Extraction of the Spin Glass Correlation Length
Y.G. Joh, R. Orbach, G.G. Wood, J. Hammann, E. Vincent

TL;DR
This paper investigates the relationship between the spin glass relaxation rate peak and the correlation length, using experimental data and fitting to dynamic models to understand barrier heights and spin correlations.
Contribution
It introduces a method to extract the spin glass correlation length from the peak shift of the relaxation rate, comparing power law and activated dynamic models with experimental data.
Findings
Power law and activated models fit the data well
Activated dynamics have a too small prefactor
Correlation length scales with time according to the models
Abstract
The peak of the spin glass relaxation rate, S(t)=d{-M_{TRM}(t,t_w)}/H/{d ln t}, is directly related to the typical value of the free energy barrier which can be explored over experimental time scales.

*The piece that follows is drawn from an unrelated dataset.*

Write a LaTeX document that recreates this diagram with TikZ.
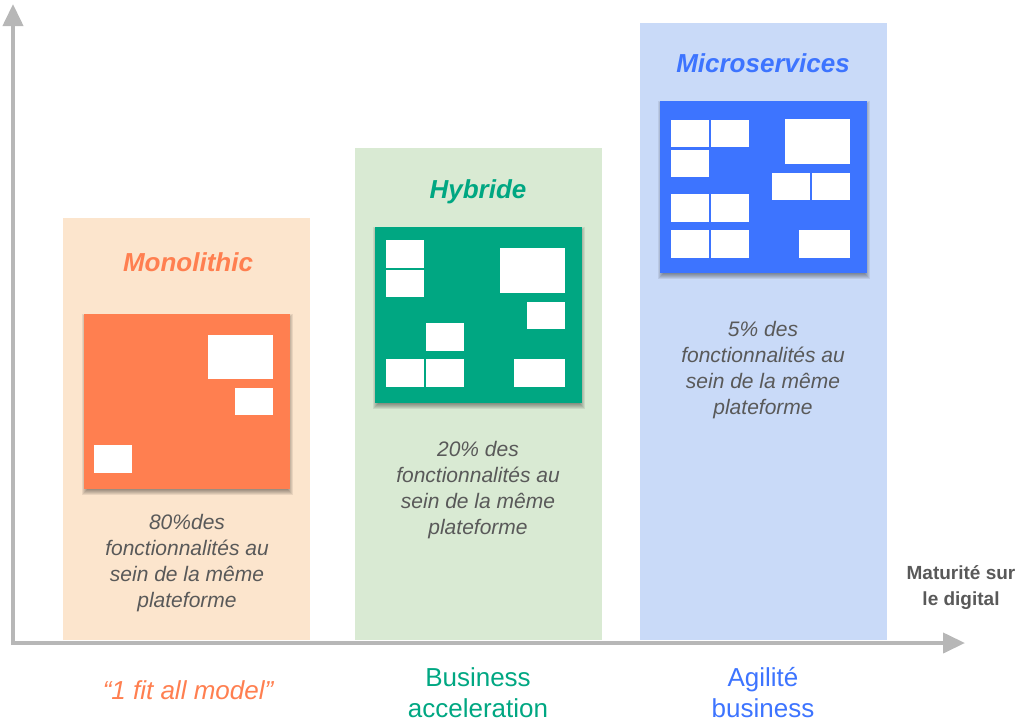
\documentclass[tikz,border=0pt]{standalone}
\usepackage{fontspec}
\setmainfont{Liberation Sans}
\usetikzlibrary{arrows.meta}
\definecolor{axisgray}{HTML}{B7B7B7}
\definecolor{monobg}{HTML}{FCE5CD}
\definecolor{monofg}{HTML}{FF7F50}
\definecolor{hybbg}{HTML}{D9EAD3}
\definecolor{hybfg}{HTML}{00A782}
\definecolor{micbg}{HTML}{C9DAF8}
\definecolor{micfg}{HTML}{3D74FF}
\definecolor{desc}{HTML}{595959}
\newcommand\mycardshadow[4]{%
  \foreach \k in {0,...,5}{%
    \fill[black, opacity=0.075] ({#1+\k-2},{#2+\k}) rectangle ({#3-\k+3},{#4+6-\k});
  }}
\begin{document}
\begin{tikzpicture}[x=1pt,y=-1pt,
  slot/.style={fill=white, draw=none},
  title/.style={font=\fontsize{26}{30}\selectfont\bfseries\itshape},
  desctext/.style={align=center, text=desc, font=\fontsize{21}{26}\selectfont\itshape},
  bottom/.style={align=center, font=\fontsize{26}{31}\selectfont},
  axis/.style={draw=axisgray, line width=4pt, -{Triangle[width=20pt,length=22pt]}}]
\useasboundingbox (0,0) rectangle (1024,723);
% panels
\fill[monobg] (63,218) rectangle (310,640);
\fill[hybbg] (355,148) rectangle (602,640);
\fill[micbg] (640,23) rectangle (887,640);
% axes
\coordinate (Ybase) at (13,645);
\coordinate (Ytip) at (13,4);
\coordinate (Xbase) at (11,643);
\coordinate (Xtip) at (965,643);
\draw[axis] (Ybase) -- (Ytip);
\draw[axis] (Xbase) -- (Xtip);
% monolithic
\node[title, text=monofg] (tmono) at (188,262) {Monolithic};
\mycardshadow{84}{314}{290}{489}
\fill[monofg] (84,314) rectangle (290,489);
\fill[slot] (208,335) rectangle (273,379);
\fill[slot] (235,388) rectangle (273,415);
\fill[slot] (94,445) rectangle (132,473);
\node[desctext] (dmono) at (187,563) {80\%des\\fonctionnalités au\\sein de la même\\plateforme};
\node[bottom, text=monofg, font=\fontsize{26}{31}\selectfont\itshape] (bmono) at (188,690) {“1 fit all model”};
% hybride
\node[title, text=hybfg] (thyb) at (478,192) {Hybride};
\mycardshadow{375}{227}{582}{403}
\fill[hybfg] (375,227) rectangle (582,403);
\fill[slot] (386,240) rectangle (424,268);
\fill[slot] (386,270) rectangle (424,297);
\fill[slot] (500,248) rectangle (565,293);
\fill[slot] (527,302) rectangle (565,329);
\fill[slot] (426,323) rectangle (464,351);
\fill[slot] (386,359) rectangle (424,387);
\fill[slot] (426,359) rectangle (464,387);
\fill[slot] (514,359) rectangle (565,387);
\node[desctext] (dhyb) at (478,490) {20\% des\\fonctionnalités au\\sein de la même\\plateforme};
\node[bottom, text=hybfg] (bhyb) at (478,693) {Business\\acceleration};
% microservices
\node[title, text=micfg] (tmic) at (763,63) {Microservices};
\mycardshadow{660}{101}{867}{273}
\fill[micfg] (660,101) rectangle (867,273);
\fill[slot] (671,120) rectangle (709,147);
\fill[slot] (711,120) rectangle (749,147);
\fill[slot] (671,150) rectangle (709,177);
\fill[slot] (785,119) rectangle (850,164);
\fill[slot] (772,173) rectangle (810,200);
\fill[slot] (812,173) rectangle (850,200);
\fill[slot] (671,194) rectangle (709,222);
\fill[slot] (711,194) rectangle (749,222);
\fill[slot] (671,230) rectangle (709,258);
\fill[slot] (711,230) rectangle (749,258);
\fill[slot] (799,230) rectangle (850,258);
\node[desctext] (dmic) at (763,370) {5\% des\\fonctionnalités au\\sein de la même\\plateforme};
\node[bottom, text=micfg] (bmic) at (763,693) {Agilité\\business};
% axis label
\node[align=center, text=desc, font=\fontsize{19}{26}\selectfont\bfseries] (xlab) at (961,588) {Maturité sur\\le digital};
\end{tikzpicture}
\end{document}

A change in magnetic field H generates an energy E_z={N_s}{X_fc}{H^2} by which the barrier heights are reduced, where X_{fc} is the field cooled susceptibility per spin, and N_s is the number of correlated spins. The shift of the peak of S(t) gives E_z, generating the correlation length, Ksi(t,T), for Cu:Mn 6at.% and CdCr_{1.7}In_{0.3}S_4. Fits to power law dynamics, Ksi(t,T)\propto {t}^{\alpha(T)} and activated dynamics Ksi(t,T) \propto {ln t}^{1/psi} compare well with simulation fits, but possess too small a prefactor for activated dynamics.